[Aim of the task]
Leave out the pictures, then reproduce the rest of the material exactly.

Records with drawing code
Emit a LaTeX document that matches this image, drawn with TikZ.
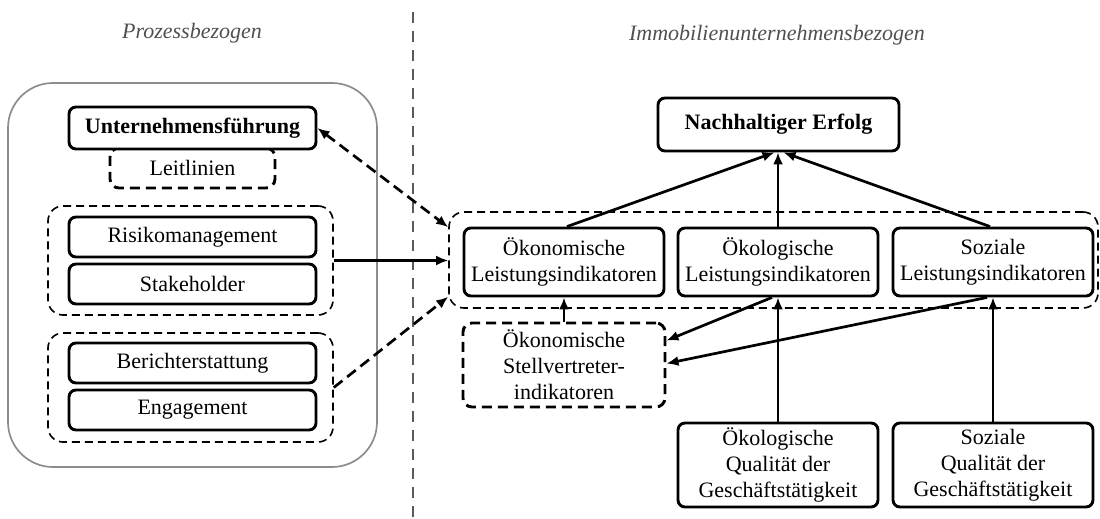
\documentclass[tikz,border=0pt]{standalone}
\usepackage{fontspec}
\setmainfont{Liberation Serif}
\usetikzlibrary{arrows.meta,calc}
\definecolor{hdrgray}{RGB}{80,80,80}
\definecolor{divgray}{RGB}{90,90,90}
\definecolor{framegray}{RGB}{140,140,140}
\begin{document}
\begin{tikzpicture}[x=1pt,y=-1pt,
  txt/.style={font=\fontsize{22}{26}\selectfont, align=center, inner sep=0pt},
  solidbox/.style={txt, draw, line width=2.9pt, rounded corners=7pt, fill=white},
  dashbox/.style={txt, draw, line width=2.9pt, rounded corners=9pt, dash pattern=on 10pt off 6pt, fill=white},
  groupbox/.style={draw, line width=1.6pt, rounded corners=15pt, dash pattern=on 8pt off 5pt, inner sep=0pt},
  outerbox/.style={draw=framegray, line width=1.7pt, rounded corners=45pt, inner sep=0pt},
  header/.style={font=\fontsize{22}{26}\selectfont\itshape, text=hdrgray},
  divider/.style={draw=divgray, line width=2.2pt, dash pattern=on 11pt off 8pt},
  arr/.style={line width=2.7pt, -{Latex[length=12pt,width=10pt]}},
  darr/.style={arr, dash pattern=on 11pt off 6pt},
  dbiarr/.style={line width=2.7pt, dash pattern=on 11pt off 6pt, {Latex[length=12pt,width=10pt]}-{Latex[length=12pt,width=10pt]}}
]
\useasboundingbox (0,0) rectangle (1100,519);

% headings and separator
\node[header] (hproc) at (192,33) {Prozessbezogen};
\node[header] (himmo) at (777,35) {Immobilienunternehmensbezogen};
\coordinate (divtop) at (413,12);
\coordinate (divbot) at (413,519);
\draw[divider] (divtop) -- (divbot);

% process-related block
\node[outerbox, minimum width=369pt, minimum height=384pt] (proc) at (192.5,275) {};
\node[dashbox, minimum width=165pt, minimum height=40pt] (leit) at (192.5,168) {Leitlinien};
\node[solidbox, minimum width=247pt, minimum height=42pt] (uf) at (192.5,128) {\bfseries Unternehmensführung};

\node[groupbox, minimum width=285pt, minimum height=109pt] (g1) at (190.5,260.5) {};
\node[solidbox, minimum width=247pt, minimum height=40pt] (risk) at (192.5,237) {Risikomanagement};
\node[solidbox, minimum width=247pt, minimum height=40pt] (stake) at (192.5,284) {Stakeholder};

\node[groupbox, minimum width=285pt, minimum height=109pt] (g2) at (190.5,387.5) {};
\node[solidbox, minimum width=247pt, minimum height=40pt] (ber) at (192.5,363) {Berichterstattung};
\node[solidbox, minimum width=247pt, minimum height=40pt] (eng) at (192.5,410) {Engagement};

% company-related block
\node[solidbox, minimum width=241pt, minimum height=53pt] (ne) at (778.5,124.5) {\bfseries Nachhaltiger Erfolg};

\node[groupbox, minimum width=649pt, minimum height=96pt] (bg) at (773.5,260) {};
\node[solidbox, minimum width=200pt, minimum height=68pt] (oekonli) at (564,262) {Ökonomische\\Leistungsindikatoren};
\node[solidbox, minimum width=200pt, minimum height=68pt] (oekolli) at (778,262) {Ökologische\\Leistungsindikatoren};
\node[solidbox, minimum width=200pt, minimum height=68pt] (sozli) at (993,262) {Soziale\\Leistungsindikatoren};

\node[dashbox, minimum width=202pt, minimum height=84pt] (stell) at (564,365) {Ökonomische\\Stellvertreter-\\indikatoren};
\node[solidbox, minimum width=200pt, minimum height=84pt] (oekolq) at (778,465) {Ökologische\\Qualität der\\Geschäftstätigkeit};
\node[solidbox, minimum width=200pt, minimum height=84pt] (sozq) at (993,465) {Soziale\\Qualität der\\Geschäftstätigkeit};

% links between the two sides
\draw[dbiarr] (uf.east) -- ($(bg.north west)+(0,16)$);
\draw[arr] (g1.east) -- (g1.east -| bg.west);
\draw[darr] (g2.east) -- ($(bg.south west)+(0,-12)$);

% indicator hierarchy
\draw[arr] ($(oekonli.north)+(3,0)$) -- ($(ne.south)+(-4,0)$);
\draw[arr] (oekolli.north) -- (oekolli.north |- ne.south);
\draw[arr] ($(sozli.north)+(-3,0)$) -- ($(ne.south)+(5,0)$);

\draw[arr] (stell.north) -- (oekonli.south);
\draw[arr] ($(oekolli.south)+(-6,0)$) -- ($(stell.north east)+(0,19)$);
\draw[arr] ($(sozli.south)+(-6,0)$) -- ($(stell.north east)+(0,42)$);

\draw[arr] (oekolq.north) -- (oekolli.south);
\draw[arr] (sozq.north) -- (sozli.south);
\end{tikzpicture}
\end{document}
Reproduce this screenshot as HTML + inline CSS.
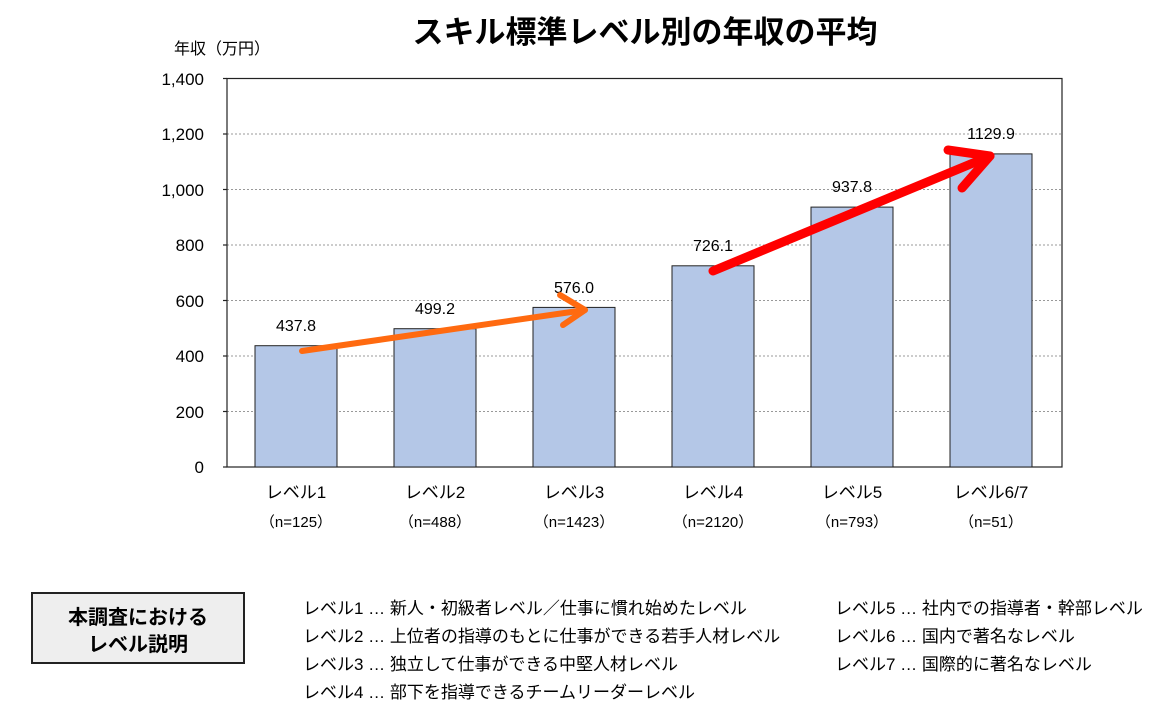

[Output of the exercise]
Emit a LaTeX document that matches this image, drawn with TikZ.
\documentclass[tikz,border=0pt]{standalone}
\usepackage{fontspec}
\setmainfont{Liberation Serif}
\usetikzlibrary{arrows.meta,calc}
\definecolor{hdrgray}{RGB}{80,80,80}
\definecolor{divgray}{RGB}{90,90,90}
\definecolor{framegray}{RGB}{140,140,140}
\begin{document}
\begin{tikzpicture}[x=1pt,y=-1pt,
  txt/.style={font=\fontsize{22}{26}\selectfont, align=center, inner sep=0pt},
  solidbox/.style={txt, draw, line width=2.9pt, rounded corners=7pt, fill=white},
  dashbox/.style={txt, draw, line width=2.9pt, rounded corners=9pt, dash pattern=on 10pt off 6pt, fill=white},
  groupbox/.style={draw, line width=1.6pt, rounded corners=15pt, dash pattern=on 8pt off 5pt, inner sep=0pt},
  outerbox/.style={draw=framegray, line width=1.7pt, rounded corners=45pt, inner sep=0pt},
  header/.style={font=\fontsize{22}{26}\selectfont\itshape, text=hdrgray},
  divider/.style={draw=divgray, line width=2.2pt, dash pattern=on 11pt off 8pt},
  arr/.style={line width=2.7pt, -{Latex[length=12pt,width=10pt]}},
  darr/.style={arr, dash pattern=on 11pt off 6pt},
  dbiarr/.style={line width=2.7pt, dash pattern=on 11pt off 6pt, {Latex[length=12pt,width=10pt]}-{Latex[length=12pt,width=10pt]}}
]
\useasboundingbox (0,0) rectangle (1100,519);

% headings and separator
\node[header] (hproc) at (192,33) {Prozessbezogen};
\node[header] (himmo) at (777,35) {Immobilienunternehmensbezogen};
\coordinate (divtop) at (413,12);
\coordinate (divbot) at (413,519);
\draw[divider] (divtop) -- (divbot);

% process-related block
\node[outerbox, minimum width=369pt, minimum height=384pt] (proc) at (192.5,275) {};
\node[dashbox, minimum width=165pt, minimum height=40pt] (leit) at (192.5,168) {Leitlinien};
\node[solidbox, minimum width=247pt, minimum height=42pt] (uf) at (192.5,128) {\bfseries Unternehmensführung};

\node[groupbox, minimum width=285pt, minimum height=109pt] (g1) at (190.5,260.5) {};
\node[solidbox, minimum width=247pt, minimum height=40pt] (risk) at (192.5,237) {Risikomanagement};
\node[solidbox, minimum width=247pt, minimum height=40pt] (stake) at (192.5,284) {Stakeholder};

\node[groupbox, minimum width=285pt, minimum height=109pt] (g2) at (190.5,387.5) {};
\node[solidbox, minimum width=247pt, minimum height=40pt] (ber) at (192.5,363) {Berichterstattung};
\node[solidbox, minimum width=247pt, minimum height=40pt] (eng) at (192.5,410) {Engagement};

% company-related block
\node[solidbox, minimum width=241pt, minimum height=53pt] (ne) at (778.5,124.5) {\bfseries Nachhaltiger Erfolg};

\node[groupbox, minimum width=649pt, minimum height=96pt] (bg) at (773.5,260) {};
\node[solidbox, minimum width=200pt, minimum height=68pt] (oekonli) at (564,262) {Ökonomische\\Leistungsindikatoren};
\node[solidbox, minimum width=200pt, minimum height=68pt] (oekolli) at (778,262) {Ökologische\\Leistungsindikatoren};
\node[solidbox, minimum width=200pt, minimum height=68pt] (sozli) at (993,262) {Soziale\\Leistungsindikatoren};

\node[dashbox, minimum width=202pt, minimum height=84pt] (stell) at (564,365) {Ökonomische\\Stellvertreter-\\indikatoren};
\node[solidbox, minimum width=200pt, minimum height=84pt] (oekolq) at (778,465) {Ökologische\\Qualität der\\Geschäftstätigkeit};
\node[solidbox, minimum width=200pt, minimum height=84pt] (sozq) at (993,465) {Soziale\\Qualität der\\Geschäftstätigkeit};

% links between the two sides
\draw[dbiarr] (uf.east) -- ($(bg.north west)+(0,16)$);
\draw[arr] (g1.east) -- (g1.east -| bg.west);
\draw[darr] (g2.east) -- ($(bg.south west)+(0,-12)$);

% indicator hierarchy
\draw[arr] ($(oekonli.north)+(3,0)$) -- ($(ne.south)+(-4,0)$);
\draw[arr] (oekolli.north) -- (oekolli.north |- ne.south);
\draw[arr] ($(sozli.north)+(-3,0)$) -- ($(ne.south)+(5,0)$);

\draw[arr] (stell.north) -- (oekonli.south);
\draw[arr] ($(oekolli.south)+(-6,0)$) -- ($(stell.north east)+(0,19)$);
\draw[arr] ($(sozli.south)+(-6,0)$) -- ($(stell.north east)+(0,42)$);

\draw[arr] (oekolq.north) -- (oekolli.south);
\draw[arr] (sozq.north) -- (sozli.south);
\end{tikzpicture}
\end{document}
Reproduce this screenshot as HTML + inline CSS.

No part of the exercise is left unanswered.